Being a CEDIA Outreach Instructor offers me the opportunity to approach a design professional with something legitimate to offer instead of a sales pitch. Providing continuing education helps create the dialogue needed to bring the professionals we work with – architects, designers, builders, and so on – together as a team. ON THE PHILOSOPHY CALLED “CARE”
I believe our clients hire us because they know that we will care about their space as much as they do. Their children are there, they have valuables, and they have to trust the people in their home – now and in the future. Our clients know that they have a technology go-to person that will be there beyond the initial sale. Jeff:
We've learned when not to take on a project, and it's been hard, because there are a lot of things we know we are capable of doing. It’s hard to decline a referral when they are like, "Hey, do you want to do this big commercial video wall project? I know you guys can do it."
At this point, I think, our overall objective is to make sure we pick projects and we pick clients that are a really good fit for us, and specifically for our value structure.

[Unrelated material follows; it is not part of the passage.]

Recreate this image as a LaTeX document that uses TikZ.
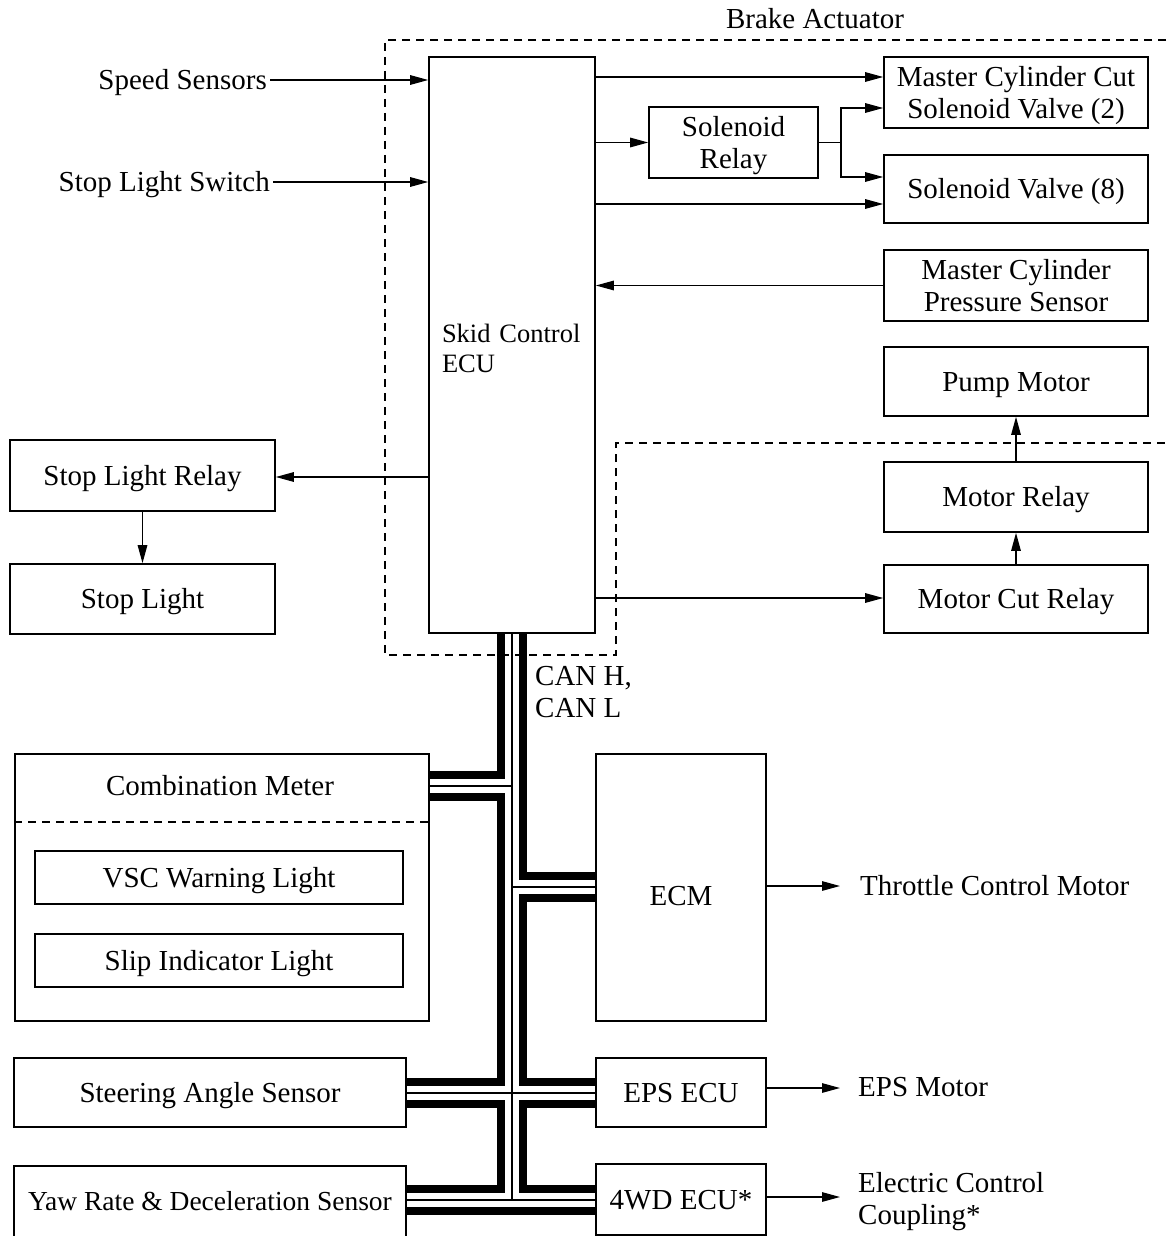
\documentclass[tikz,border=0pt]{standalone}
\usepackage{fontspec}
\setmainfont{Liberation Serif}
\usetikzlibrary{arrows.meta}
\pgfdeclarelayer{background}
\pgfsetlayers{background,main}
\newcommand\mainfs{\fontsize{29}{32}\selectfont}
\newcommand\ecufs{\fontsize{26.5}{30}\selectfont}
\newcommand\yawfs{\fontsize{27.5}{30}\selectfont}
\newcommand\tstrut{\rule[-6.4pt]{0pt}{32pt}}
\newcommand\nl{\tstrut\\\tstrut}
\begin{document}
\begin{tikzpicture}[x=1pt,y=-1pt,
  box/.style={draw, line width=1.6pt, inner sep=0pt, align=center, font=\mainfs, execute at begin node=\tstrut},
  lbl/.style={inner sep=3pt, font=\mainfs, align=left, execute at begin node=\tstrut},
  conn/.style={line width=1.3pt, -{Triangle[length=18pt,width=9.5pt]}},
  wire/.style={line width=1.3pt},
  dsh/.style={line width=1.6pt, dash pattern=on 8pt off 6pt},
  busout/.style={line width=30pt, black},
  busin/.style={line width=14pt, white},
  buscen/.style={line width=1.3pt, black}]
\useasboundingbox (0,0) rectangle (1169,1236);

% Brake actuator boundary
\draw[dsh] (1180,40) -- (385,40) -- (385,655) -- (616,655) -- (616,443) -- (1180,443);
\node[lbl] (brake) at (815,19) {Brake Actuator};

% Skid control ECU
\node[box, execute at begin node=\relax, minimum width=166pt, minimum height=576pt, text width=140pt, align=left, font=\ecufs] (ecu) at (512,345) {Skid Control\\ECU};

% actuator side
\node[box, minimum width=264pt, minimum height=71pt] (mccut) at (1016,92.5) {Master Cylinder Cut\nl Solenoid Valve (2)};
\node[box, minimum width=169pt, minimum height=71pt] (relay) at (733.5,142.5) {Solenoid\nl Relay};
\node[box, minimum width=264pt, minimum height=68pt] (sv8) at (1016,189) {Solenoid Valve (8)};
\node[box, minimum width=264pt, minimum height=71pt] (mcps) at (1016,285.5) {Master Cylinder\nl Pressure Sensor};
\node[box, minimum width=264pt, minimum height=69pt] (pump) at (1016,381.5) {Pump Motor};
\node[box, minimum width=264pt, minimum height=70pt] (mrelay) at (1016,497) {Motor Relay};
\node[box, minimum width=264pt, minimum height=68pt] (mcut) at (1016,599) {Motor Cut Relay};

% left side
\node[lbl, anchor=east] (speed) at (270,80) {Speed Sensors};
\node[lbl, anchor=east] (stopsw) at (273,182) {Stop Light Switch};
\node[box, minimum width=265pt, minimum height=71pt] (slrelay) at (142.5,475.5) {Stop Light Relay};
\node[box, minimum width=265pt, minimum height=70pt] (slight) at (142.5,599) {Stop Light};

% CAN nodes
\node[lbl, anchor=west] (can) at (532,692) {CAN H,\nl CAN L};
\node[box, minimum width=414pt, minimum height=267pt] (meter) at (222,887.5) {};
\node[lbl] (metertext) at (220,786) {Combination Meter};
\draw[dsh] (meter.west |- 0,822) -- (meter.east |- 0,822);
\node[box, minimum width=368pt, minimum height=53pt] (vsc) at (219,877.5) {VSC Warning Light};
\node[box, minimum width=368pt, minimum height=53pt] (slip) at (219,960.5) {Slip Indicator Light};
\node[box, minimum width=170pt, minimum height=267pt] (ecm) at (681,887.5) {};
\node[lbl] (ecmtext) at (681,896) {ECM};
\node[box, minimum width=392pt, minimum height=69pt] (steer) at (210,1092.5) {Steering Angle Sensor};
\node[box, minimum width=170pt, minimum height=69pt] (eps) at (681,1092.5) {EPS ECU};
\node[inner sep=0pt, minimum width=392pt, minimum height=70pt, font=\yawfs] (yaw) at (210,1201) {Yaw Rate \& Deceleration Sensor};
\draw[line width=1.6pt] (yaw.south west) -- (yaw.north west) -- (yaw.north east) -- (yaw.south east);
\node[box, minimum width=170pt, minimum height=71pt] (wd) at (681,1199.5) {4WD ECU*};

\node[lbl, anchor=west] (throttle) at (857,886) {Throttle Control Motor};
\node[lbl, anchor=west] (epsm) at (855,1087) {EPS Motor};
\node[lbl, anchor=west] (ecc) at (855,1199) {Electric Control\nl Coupling*};

% connectors
\draw[conn] (speed.east) -- (ecu.west |- speed.east);
\draw[conn] (stopsw.east) -- (ecu.west |- stopsw.east);
\draw[conn] (ecu.east |- 0,77) -- (mccut.west |- 0,77);
\draw[conn] (ecu.east |- relay.west) -- (relay.west);
\coordinate (split) at (841,142.5);
\draw[wire] (relay.east) -- (split);
\draw[conn] (split) |- (mccut.west |- 0,108);
\draw[conn] (split) |- (sv8.west |- 0,177);
\draw[conn] (ecu.east |- 0,204) -- (sv8.west |- 0,204);
\draw[conn] (mcps.west) -- (ecu.east |- mcps.west);
\draw[conn] (ecu.east |- 0,598) -- (mcut.west |- 0,598);
\draw[conn] (mcut.north) -- (mrelay.south);
\draw[conn] (mrelay.north) -- (pump.south);
\draw[conn] (ecu.west |- 0,477) -- (slrelay.east |- 0,477);
\draw[conn] (slrelay.south) -- (slight.north);
\draw[conn, shorten >=17pt] (ecm.east |- throttle.west) -- (throttle.west);
\draw[conn, shorten >=15pt] (eps.east |- 0,1088) -- (epsm.west |- 0,1088);
\draw[conn, shorten >=15pt] (wd.east |- 0,1197) -- (ecc.west |- 0,1197);

% CAN bus
\begin{pgfonlayer}{background}
\foreach \sty in {busout,busin,buscen}{
  \draw[\sty] (ecu.south) -- (ecu.south |- 0,1200);
  \draw[\sty] (meter.east |- 0,786) -- (ecu.south |- 0,786);
  \draw[\sty] (ecu.south |- 0,887) -- (ecm.west |- 0,887);
  \draw[\sty] (steer.east |- 0,1093) -- (eps.west |- 0,1093);
  \draw[\sty] (yaw.east |- 0,1200) -- (wd.west |- 0,1200);
}
\end{pgfonlayer}
\end{tikzpicture}
\end{document}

Jamie:
On the plane home, after the first Business Xchange, we were brainstorming on how to quickly capture who we are in a way that we could share with our clients and share with our staff. Everything pointed to the fact that we care: that is our secret sauce. CARE became an acronym. It stands for being Candid, Attentive, Responsible, and Ethical. We value our CARE statement with every interaction and as such, when we run up against a situation where an employee, client, or design professional doesn’t care – it’s typically not the right fit for us.